Dean Yates is the author of Line in the Sand, a memoir published in June that has been acclaimed by mental health experts, journalists and authors from around the world. Dean was brought to the brink of suicide by extreme workplace trauma but recovered because of his strong drive to get better, the human connection of his loving family – especially his life partner Mary – and a mental health system that worked.

Clothilde Redfern

Dean and Mary will talk with Clothilde Redfern, director of the Rory Peck Trust, about how journalists and their loved ones can recognize PTSD in a family member. What are the signs? What as journalists can we learn from Dean’s experience?

The Rory Peck Trust is a UK Charity dedicated to the support, safety and welfare of journalists. In 2021 they launched a Resilience Program in response to the growing psychological challenges experienced by frontline journalists. Clothilde started her career in France working for the International Herald Tribune in Paris. After a year in Sydney working for Marie Claire Magazine, she moved to London in 2005 and joined the Media Trust’s production team, making documentaries for the Together Channel. She then spent four years at Channel 4 working in the Documentaries department.

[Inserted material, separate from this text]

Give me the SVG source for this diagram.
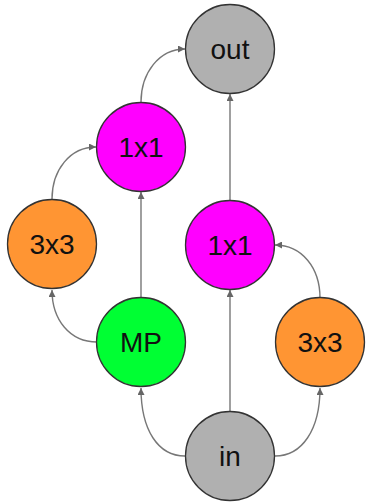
<svg xmlns="http://www.w3.org/2000/svg" width="366" height="503" viewBox="0 0 366 503">
<style>
.n{stroke:#333;stroke-width:1.3}
.t{font-family:"Liberation Sans",Arial,sans-serif;font-size:28px;fill:#111;text-anchor:middle;dominant-baseline:central}
.e{fill:none;stroke:#777;stroke-width:1.4}
</style>
<defs>
<marker id="a" viewBox="0 0 10 10" refX="10" refY="5" markerWidth="7" markerHeight="7" orient="auto" markerUnits="userSpaceOnUse">
<path d="M0,0 L10,5 L0,10 z" fill="#666"/>
</marker>
</defs>
<rect width="366" height="503" fill="#fff"/>
<g id="edges">
<path class="e" d="M185,456 C158,456 141,430 141,388" marker-end="url(#a)"/>
<path class="e" d="M275,456 C302,456 320,430 320,388" marker-end="url(#a)"/>
<path class="e" d="M230,411 L230,290" marker-end="url(#a)"/>
<path class="e" d="M320,298 C320,268 302,245 275,245" marker-end="url(#a)"/>
<path class="e" d="M230,200 L230,94" marker-end="url(#a)"/>
<path class="e" d="M97,342 C70,342 52,320 52,290" marker-end="url(#a)"/>
<path class="e" d="M141,298 L141,192" marker-end="url(#a)"/>
<path class="e" d="M52,199 C52,170 70,147 96,147" marker-end="url(#a)"/>
<path class="e" d="M141,102 C141,73 159,49 185,49" marker-end="url(#a)"/>
</g>
<g id="out"><circle class="n" cx="230" cy="49" r="44.5" fill="#b0b0b0"/><text class="t" x="230" y="49">out</text></g>
<g id="c1x1a"><circle class="n" cx="141" cy="147" r="44.5" fill="#ff00ff"/><text class="t" x="141" y="147">1x1</text></g>
<g id="c3x3a"><circle class="n" cx="52" cy="244" r="44.5" fill="#ff9533"/><text class="t" x="52" y="244">3x3</text></g>
<g id="c1x1b"><circle class="n" cx="230" cy="245" r="44.5" fill="#ff00ff"/><text class="t" x="230" y="245">1x1</text></g>
<g id="mp"><circle class="n" cx="141" cy="342" r="44.5" fill="#00ff33"/><text class="t" x="141" y="342">MP</text></g>
<g id="c3x3b"><circle class="n" cx="320" cy="342" r="44.5" fill="#ff9533"/><text class="t" x="320" y="342">3x3</text></g>
<g id="in"><circle class="n" cx="230" cy="456" r="44.5" fill="#b0b0b0"/><text class="t" x="230" y="456">in</text></g>
</svg>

Dean was a journalist and bureau chief for the international news agency Reuters for 26 years. He led teams of journalists that covered the Bali bombings, the Boxing Day tsunami in Indonesia’s Aceh province and the Iraq War. He was bureau chief in Iraq when a U.S. Apache gunship killed two Reuters journalists in Baghdad in 2007. Julian Assange later published footage of that attack, shocking millions of people. Dean’s last role at Reuters was to create and roll out a mental health strategy for the company’s 2,500 journalists from 2017-2020.

Mary Binks, Dean’s partner of 28 years, worked as a print, radio and television journalist in Australia and Asia for two decades. She won a Walkley Award, Australia’s highest journalism honor, for her coverage of Tasmania’s Forest Wars for a local newspaper. She reported on Hong Kong’s handover to China for TIME magazine in 1997 and was a roving TV producer for Reuters Television, covering the downfall of Indonesian President Suharto in 1998; international efforts to restore order to East Timor in 1999 as well as being the company’s first TV producer based in Hanoi since the end of the Vietnam War. Mary took 13 years off to raise their three children, then re-trained and returned to the workforce as a trauma counsellor to refugees and asylum seekers from war-torn parts of the world. She is currently a support worker at a homeless shelter.

Dean and Mary live in the village of Evandale in Tasmania.